## EXERCISE REQUIREMENTS
Reproduce the data exactly and drop any pictures it holds.

## GIVEN DATA
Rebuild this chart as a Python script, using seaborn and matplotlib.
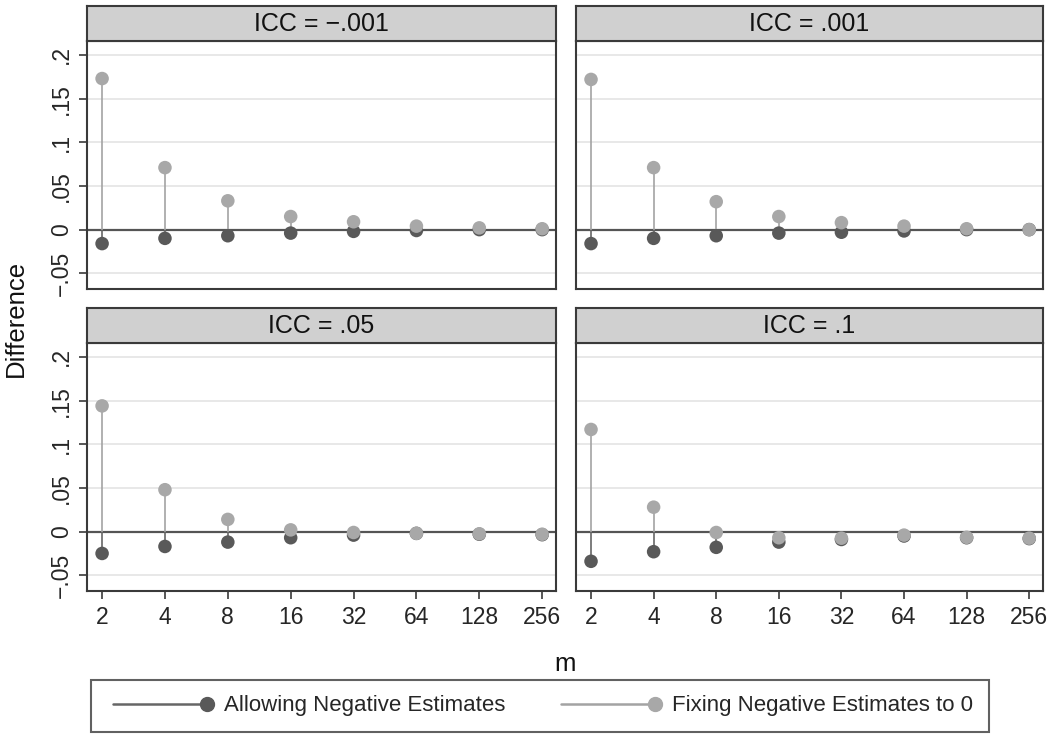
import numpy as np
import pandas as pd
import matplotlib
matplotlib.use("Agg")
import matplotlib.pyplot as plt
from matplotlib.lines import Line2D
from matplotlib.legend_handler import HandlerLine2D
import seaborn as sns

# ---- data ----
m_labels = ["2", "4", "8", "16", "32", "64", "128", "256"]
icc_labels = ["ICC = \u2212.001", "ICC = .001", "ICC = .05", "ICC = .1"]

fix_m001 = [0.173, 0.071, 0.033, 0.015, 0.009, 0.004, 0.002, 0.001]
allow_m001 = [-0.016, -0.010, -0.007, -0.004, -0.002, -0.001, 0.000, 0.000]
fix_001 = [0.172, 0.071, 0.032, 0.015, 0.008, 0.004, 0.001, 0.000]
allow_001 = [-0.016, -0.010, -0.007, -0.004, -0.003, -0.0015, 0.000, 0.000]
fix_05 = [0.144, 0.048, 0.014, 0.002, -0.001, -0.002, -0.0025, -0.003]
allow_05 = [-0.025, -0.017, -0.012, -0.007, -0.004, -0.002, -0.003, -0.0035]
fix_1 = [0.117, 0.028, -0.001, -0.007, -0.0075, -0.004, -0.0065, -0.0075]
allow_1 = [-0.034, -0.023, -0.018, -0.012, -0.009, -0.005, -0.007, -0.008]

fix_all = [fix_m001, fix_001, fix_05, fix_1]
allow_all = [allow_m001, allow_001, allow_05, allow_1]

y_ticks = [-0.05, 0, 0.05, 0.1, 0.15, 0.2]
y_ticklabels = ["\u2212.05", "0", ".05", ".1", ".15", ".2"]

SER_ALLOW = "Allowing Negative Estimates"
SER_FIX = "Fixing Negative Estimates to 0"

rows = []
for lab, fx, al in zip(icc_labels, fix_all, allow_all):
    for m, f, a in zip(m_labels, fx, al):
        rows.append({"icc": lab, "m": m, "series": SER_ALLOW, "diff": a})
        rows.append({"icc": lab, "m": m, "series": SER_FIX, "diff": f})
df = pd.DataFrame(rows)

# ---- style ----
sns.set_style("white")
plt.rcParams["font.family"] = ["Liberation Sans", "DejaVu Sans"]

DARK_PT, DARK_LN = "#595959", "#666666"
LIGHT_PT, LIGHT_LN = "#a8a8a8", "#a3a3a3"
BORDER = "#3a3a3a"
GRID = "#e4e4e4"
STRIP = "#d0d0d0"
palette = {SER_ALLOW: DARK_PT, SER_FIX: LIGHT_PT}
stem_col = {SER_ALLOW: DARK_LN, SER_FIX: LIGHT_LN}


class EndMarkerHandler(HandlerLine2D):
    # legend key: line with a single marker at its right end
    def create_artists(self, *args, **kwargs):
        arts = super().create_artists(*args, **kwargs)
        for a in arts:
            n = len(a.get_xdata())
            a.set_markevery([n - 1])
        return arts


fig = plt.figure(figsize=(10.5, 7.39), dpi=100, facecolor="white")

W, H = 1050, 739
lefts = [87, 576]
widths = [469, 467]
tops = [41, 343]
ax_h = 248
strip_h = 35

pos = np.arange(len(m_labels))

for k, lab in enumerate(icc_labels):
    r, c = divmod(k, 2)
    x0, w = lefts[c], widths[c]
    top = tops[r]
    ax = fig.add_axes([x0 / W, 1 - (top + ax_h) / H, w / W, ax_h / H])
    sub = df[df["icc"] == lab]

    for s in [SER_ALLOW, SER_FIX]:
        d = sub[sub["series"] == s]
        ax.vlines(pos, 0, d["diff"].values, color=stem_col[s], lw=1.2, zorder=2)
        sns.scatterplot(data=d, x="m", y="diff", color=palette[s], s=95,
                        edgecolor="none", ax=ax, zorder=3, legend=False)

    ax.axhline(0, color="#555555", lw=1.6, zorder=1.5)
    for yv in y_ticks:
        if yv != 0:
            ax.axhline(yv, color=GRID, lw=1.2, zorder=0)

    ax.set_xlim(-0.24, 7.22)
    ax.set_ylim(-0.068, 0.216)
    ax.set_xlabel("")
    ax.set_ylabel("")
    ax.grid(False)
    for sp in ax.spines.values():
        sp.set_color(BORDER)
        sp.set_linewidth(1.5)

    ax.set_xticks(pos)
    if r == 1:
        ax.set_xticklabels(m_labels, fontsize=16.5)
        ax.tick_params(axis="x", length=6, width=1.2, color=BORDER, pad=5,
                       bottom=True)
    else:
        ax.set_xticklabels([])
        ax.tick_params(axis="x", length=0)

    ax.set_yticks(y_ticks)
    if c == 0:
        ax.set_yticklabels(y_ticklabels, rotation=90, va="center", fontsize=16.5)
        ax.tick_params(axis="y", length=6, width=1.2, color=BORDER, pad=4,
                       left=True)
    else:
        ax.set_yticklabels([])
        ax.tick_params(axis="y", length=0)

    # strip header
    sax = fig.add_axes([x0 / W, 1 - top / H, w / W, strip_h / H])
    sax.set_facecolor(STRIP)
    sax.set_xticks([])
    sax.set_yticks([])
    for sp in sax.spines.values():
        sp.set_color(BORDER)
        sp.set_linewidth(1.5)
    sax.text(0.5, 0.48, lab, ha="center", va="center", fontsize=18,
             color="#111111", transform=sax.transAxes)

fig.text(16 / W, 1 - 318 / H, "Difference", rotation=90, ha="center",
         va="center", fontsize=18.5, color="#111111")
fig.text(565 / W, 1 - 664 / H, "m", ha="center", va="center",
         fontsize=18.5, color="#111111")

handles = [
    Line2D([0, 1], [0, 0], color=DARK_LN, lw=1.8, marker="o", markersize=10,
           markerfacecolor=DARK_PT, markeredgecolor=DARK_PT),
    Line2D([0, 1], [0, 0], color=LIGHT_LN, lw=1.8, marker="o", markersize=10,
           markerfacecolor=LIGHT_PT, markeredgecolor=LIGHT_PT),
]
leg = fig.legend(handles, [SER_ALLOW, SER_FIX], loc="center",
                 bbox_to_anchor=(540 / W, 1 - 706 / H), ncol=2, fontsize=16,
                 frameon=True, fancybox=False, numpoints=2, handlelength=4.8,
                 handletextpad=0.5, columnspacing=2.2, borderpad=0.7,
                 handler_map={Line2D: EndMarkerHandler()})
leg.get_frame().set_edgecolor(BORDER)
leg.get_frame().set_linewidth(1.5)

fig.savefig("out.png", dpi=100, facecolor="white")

## RESULT OF THIS EXERCISE
Rebuild this chart as a Python script, using seaborn and matplotlib.
import numpy as np
import pandas as pd
import matplotlib
matplotlib.use("Agg")
import matplotlib.pyplot as plt
from matplotlib.lines import Line2D
from matplotlib.legend_handler import HandlerLine2D
import seaborn as sns

# ---- data ----
m_labels = ["2", "4", "8", "16", "32", "64", "128", "256"]
icc_labels = ["ICC = \u2212.001", "ICC = .001", "ICC = .05", "ICC = .1"]

fix_m001 = [0.173, 0.071, 0.033, 0.015, 0.009, 0.004, 0.002, 0.001]
allow_m001 = [-0.016, -0.010, -0.007, -0.004, -0.002, -0.001, 0.000, 0.000]
fix_001 = [0.172, 0.071, 0.032, 0.015, 0.008, 0.004, 0.001, 0.000]
allow_001 = [-0.016, -0.010, -0.007, -0.004, -0.003, -0.0015, 0.000, 0.000]
fix_05 = [0.144, 0.048, 0.014, 0.002, -0.001, -0.002, -0.0025, -0.003]
allow_05 = [-0.025, -0.017, -0.012, -0.007, -0.004, -0.002, -0.003, -0.0035]
fix_1 = [0.117, 0.028, -0.001, -0.007, -0.0075, -0.004, -0.0065, -0.0075]
allow_1 = [-0.034, -0.023, -0.018, -0.012, -0.009, -0.005, -0.007, -0.008]

fix_all = [fix_m001, fix_001, fix_05, fix_1]
allow_all = [allow_m001, allow_001, allow_05, allow_1]

y_ticks = [-0.05, 0, 0.05, 0.1, 0.15, 0.2]
y_ticklabels = ["\u2212.05", "0", ".05", ".1", ".15", ".2"]

SER_ALLOW = "Allowing Negative Estimates"
SER_FIX = "Fixing Negative Estimates to 0"

rows = []
for lab, fx, al in zip(icc_labels, fix_all, allow_all):
    for m, f, a in zip(m_labels, fx, al):
        rows.append({"icc": lab, "m": m, "series": SER_ALLOW, "diff": a})
        rows.append({"icc": lab, "m": m, "series": SER_FIX, "diff": f})
df = pd.DataFrame(rows)

# ---- style ----
sns.set_style("white")
plt.rcParams["font.family"] = ["Liberation Sans", "DejaVu Sans"]

DARK_PT, DARK_LN = "#595959", "#666666"
LIGHT_PT, LIGHT_LN = "#a8a8a8", "#a3a3a3"
BORDER = "#3a3a3a"
GRID = "#e4e4e4"
STRIP = "#d0d0d0"
palette = {SER_ALLOW: DARK_PT, SER_FIX: LIGHT_PT}
stem_col = {SER_ALLOW: DARK_LN, SER_FIX: LIGHT_LN}


class EndMarkerHandler(HandlerLine2D):
    # legend key: line with a single marker at its right end
    def create_artists(self, *args, **kwargs):
        arts = super().create_artists(*args, **kwargs)
        for a in arts:
            n = len(a.get_xdata())
            a.set_markevery([n - 1])
        return arts


fig = plt.figure(figsize=(10.5, 7.39), dpi=100, facecolor="white")

W, H = 1050, 739
lefts = [87, 576]
widths = [469, 467]
tops = [41, 343]
ax_h = 248
strip_h = 35

pos = np.arange(len(m_labels))

for k, lab in enumerate(icc_labels):
    r, c = divmod(k, 2)
    x0, w = lefts[c], widths[c]
    top = tops[r]
    ax = fig.add_axes([x0 / W, 1 - (top + ax_h) / H, w / W, ax_h / H])
    sub = df[df["icc"] == lab]

    for s in [SER_ALLOW, SER_FIX]:
        d = sub[sub["series"] == s]
        ax.vlines(pos, 0, d["diff"].values, color=stem_col[s], lw=1.2, zorder=2)
        sns.scatterplot(data=d, x="m", y="diff", color=palette[s], s=95,
                        edgecolor="none", ax=ax, zorder=3, legend=False)

    ax.axhline(0, color="#555555", lw=1.6, zorder=1.5)
    for yv in y_ticks:
        if yv != 0:
            ax.axhline(yv, color=GRID, lw=1.2, zorder=0)

    ax.set_xlim(-0.24, 7.22)
    ax.set_ylim(-0.068, 0.216)
    ax.set_xlabel("")
    ax.set_ylabel("")
    ax.grid(False)
    for sp in ax.spines.values():
        sp.set_color(BORDER)
        sp.set_linewidth(1.5)

    ax.set_xticks(pos)
    if r == 1:
        ax.set_xticklabels(m_labels, fontsize=16.5)
        ax.tick_params(axis="x", length=6, width=1.2, color=BORDER, pad=5,
                       bottom=True)
    else:
        ax.set_xticklabels([])
        ax.tick_params(axis="x", length=0)

    ax.set_yticks(y_ticks)
    if c == 0:
        ax.set_yticklabels(y_ticklabels, rotation=90, va="center", fontsize=16.5)
        ax.tick_params(axis="y", length=6, width=1.2, color=BORDER, pad=4,
                       left=True)
    else:
        ax.set_yticklabels([])
        ax.tick_params(axis="y", length=0)

    # strip header
    sax = fig.add_axes([x0 / W, 1 - top / H, w / W, strip_h / H])
    sax.set_facecolor(STRIP)
    sax.set_xticks([])
    sax.set_yticks([])
    for sp in sax.spines.values():
        sp.set_color(BORDER)
        sp.set_linewidth(1.5)
    sax.text(0.5, 0.48, lab, ha="center", va="center", fontsize=18,
             color="#111111", transform=sax.transAxes)

fig.text(16 / W, 1 - 318 / H, "Difference", rotation=90, ha="center",
         va="center", fontsize=18.5, color="#111111")
fig.text(565 / W, 1 - 664 / H, "m", ha="center", va="center",
         fontsize=18.5, color="#111111")

handles = [
    Line2D([0, 1], [0, 0], color=DARK_LN, lw=1.8, marker="o", markersize=10,
           markerfacecolor=DARK_PT, markeredgecolor=DARK_PT),
    Line2D([0, 1], [0, 0], color=LIGHT_LN, lw=1.8, marker="o", markersize=10,
           markerfacecolor=LIGHT_PT, markeredgecolor=LIGHT_PT),
]
leg = fig.legend(handles, [SER_ALLOW, SER_FIX], loc="center",
                 bbox_to_anchor=(540 / W, 1 - 706 / H), ncol=2, fontsize=16,
                 frameon=True, fancybox=False, numpoints=2, handlelength=4.8,
                 handletextpad=0.5, columnspacing=2.2, borderpad=0.7,
                 handler_map={Line2D: EndMarkerHandler()})
leg.get_frame().set_edgecolor(BORDER)
leg.get_frame().set_linewidth(1.5)

fig.savefig("out.png", dpi=100, facecolor="white")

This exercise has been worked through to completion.